L'envie de maternité et d'une vie familiale traditionnelle de Gwen Stefani est très souvent exprimée dans Return Of Saturn. Dans Simple Kind of Life, elle dit notamment « And all I wanted was the simple things, A simple kind of life, And all I needed was a simple man, So I could be a wife » / « I always thought I'd be a mom, Sometimes I wish for a mistake, The longer that I wait the more selfish that I get, You seem like you'd be a good dad »[10]. Dans le single Bathwater, « My pregnant mind is fat full with envy again »[10]. Dans Six Feet Under, « I flirt with conception, Slow the cycle, Will the baby grow ? »[10]. Marry Me est sans doute celle qui exprime le plus la confrontation entre son besoin de vie familiale, de mariage, de stabilité et son besoin d'indépendance insoupçonné jusqu'alors[3]. Les premières paroles sont les suivantes : « I can't help that I like to be kissed, And I wouldn't mind if my name changes to Mrs., This is one side, my conventional side, An attraction to tradition, My vintage disposition, My sincere architecture, And I want to cook him dinner, But I'm more indecisive than ever, And who believes in forever ? Who will be the one to marry me ? »[10].

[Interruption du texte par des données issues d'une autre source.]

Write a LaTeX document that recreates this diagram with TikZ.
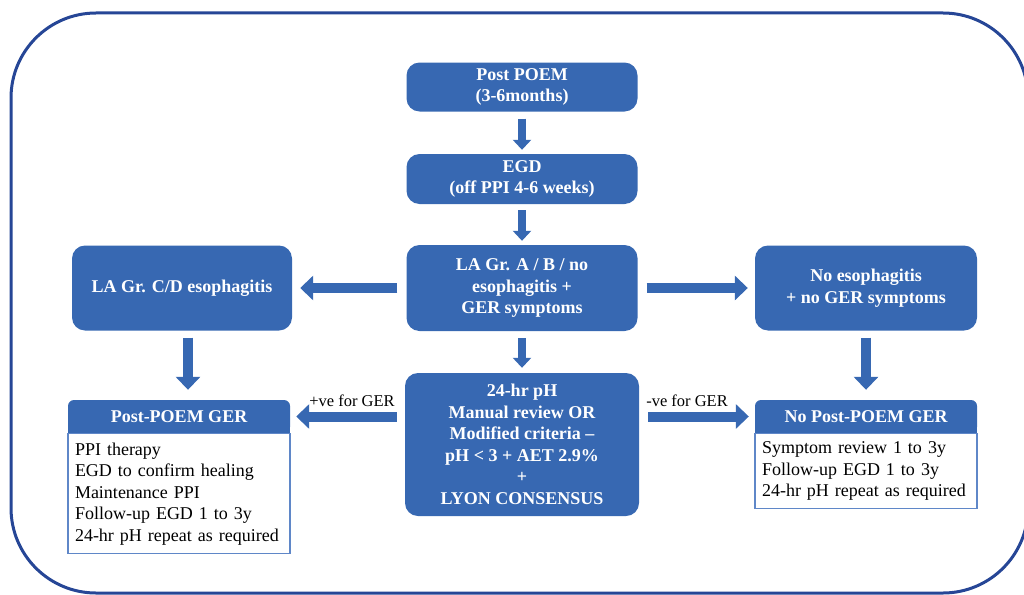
\documentclass[tikz,border=0pt]{standalone}
\usepackage{fontspec}
\setmainfont{Liberation Serif}
\usetikzlibrary{arrows.meta}
\definecolor{boxblue}{RGB}{55,104,178}
\definecolor{framec}{RGB}{38,70,150}
\definecolor{edgeblue}{RGB}{95,135,200}
\begin{document}
\begin{tikzpicture}[x=1pt,y=-1pt,
  bluebox/.style={fill=boxblue, rounded corners=13pt, text=white, font=\bfseries\fontsize{18}{21.5}\selectfont, align=center, inner sep=0pt},
  hdr/.style={fill=boxblue, rounded corners=6pt, text=white, font=\bfseries\fontsize{18}{21.5}\selectfont, inner sep=0pt, minimum width=222pt, minimum height=33pt},
  bodybox/.style={draw=edgeblue, line width=1.2pt, fill=white, font=\fontsize{18}{21.5}\selectfont, align=left, inner xsep=7pt, inner ysep=0pt, text width=208pt, anchor=north},
  fat/.style={draw=boxblue, line width=10pt, -{Triangle[length=13pt,width=24pt]}},
  slim/.style={draw=boxblue, line width=8pt, -{Triangle[length=10pt,width=18pt]}},
  lbl/.style={font=\fontsize{16.5}{19}\selectfont, inner sep=0pt, text=black}]
\useasboundingbox (0,0) rectangle (1024,594);
\draw[framec, line width=3pt, rounded corners=85pt] (11,13) rectangle (1028,593);

\node[bluebox, minimum width=231pt, minimum height=49pt] (pp) at (522,87) {Post POEM\\(3-6months)};
\node[bluebox, minimum width=231pt, minimum height=50pt] (egd) at (522,179) {EGD\\(off PPI 4-6 weeks)};
\node[bluebox, minimum width=231pt, minimum height=86pt] (la) at (522,288) {LA Gr. A / B / no\\esophagitis +\\GER symptoms};
\node[bluebox, minimum width=220pt, minimum height=85pt] (cd) at (182,288) {LA Gr. C/D esophagitis};
\node[bluebox, minimum width=222pt, minimum height=85pt] (ne) at (866,288) {No esophagitis\\+ no GER symptoms};
\node[bluebox, minimum width=234pt, minimum height=143pt] (ph) at (522,444.5) {24-hr pH\\Manual review OR\\Modified criteria --\\pH < 3 + AET 2.9\%\\+\\LYON CONSENSUS};

\node[hdr] (pg) at (179,416.5) {Post-POEM GER};
\fill[boxblue] ([yshift=8pt]pg.south west) rectangle (pg.south east);
\node[bodybox, minimum height=120pt] (pgb) at (pg.south) {PPI therapy\\EGD to confirm healing\\Maintenance PPI\\Follow-up EGD 1 to 3y\\24-hr pH repeat as required};

\node[hdr] (npg) at (866,416.5) {No Post-POEM GER};
\fill[boxblue] ([yshift=8pt]npg.south west) rectangle (npg.south east);
\node[bodybox, minimum height=75pt] (npgb) at (npg.south) {Symptom review 1 to 3y\\Follow-up EGD 1 to 3y\\24-hr pH repeat as required};

\draw[slim] ([yshift=-7pt]pp.south) -- ([yshift=4pt]egd.north);
\draw[slim] ([yshift=-6pt]egd.south) -- ([yshift=4pt]la.north);
\draw[slim] ([yshift=-7pt]la.south) -- ([yshift=5pt]ph.north);
\draw[fat] ([xshift=-9pt]la.west) -- ([xshift=8pt]cd.east);
\draw[fat] ([xshift=9pt]la.east) -- ([xshift=-7pt]ne.west);
\coordinate (cda) at ([xshift=6pt]cd.south);
\draw[fat] ([yshift=-7pt]cda) -- ([yshift=10pt]cda |- pg.north);
\draw[fat] ([yshift=-7pt]ne.south) -- ([yshift=10pt]npg.north);
\draw[fat] ([xshift=-8pt]ph.west |- pg.east) -- ([xshift=6pt]pg.east)
  node[lbl, pos=0.446, yshift=16pt] (pos) {+ve for GER};
\draw[fat] ([xshift=9pt]ph.east |- npg.west) -- ([xshift=-6pt]npg.west)
  node[lbl, pos=0.386, yshift=16pt] (neg) {-ve for GER};
\end{tikzpicture}
\end{document}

Le retour de Saturne au sens astrologique impliquant une remise en question de sa propre personne, à cette période, Gwen Stefani semble également se chercher, ne plus savoir qui elle est, comme elle l'écrit dans Magic's in the makeup : « So many different faces, Depending on the different phases, My personality changes, I'm a chameleon » / «My makeup's all off, Who am I? The magic's in the make up, Who am I? »[10] et dans Comforting Lie : « I started out on the wrong foot, Now I'm not myself, I am Jekyll, I am Hyde »[10]. Dans la chanson Artificial Sweetener, la chanteuse s'en prend directement à ce phénomène, l'accusant d'être à l'origine des bouleversements dans sa vie personnelle : «The Return of Saturn, assessing my life, second guessing...»[10].
Les symboles dans la couverture
Si les paroles sont si explicites, la pochette de l'album[11] l'est tout autant. Conçue par le célèbre photographe David La Chapelle en , soit quelques mois avant la sortie de l'album, elle comporte de nombreux symboles du “retour de Saturne” et des titres des chansons présentes sur ce disque. Au premier plan, devant la chanteuse, se trouve une lunette astronomique, allusion directe au titre de l'album puisque celle-ci sert à observer les étoiles. Derrière elle, un lit deux places et la planète Saturne peinte sur le mur. On trouve également une baignoire rappelant la chanson Bathwater, des tubes de rouge à lèvres au-dessus d'une coiffeuse sur laquelle on devine du maquillage en référence à Magic's in the makeup, ainsi qu'un gâteau de mariage que l'on retrouve dans le clip Simple Kind of Life, qui met en scène la destruction de la vie personnelle de Gwen Stefani par les autres membres du groupe No Doubt, Tony Kanal, Tom Dumont et Adrian Young.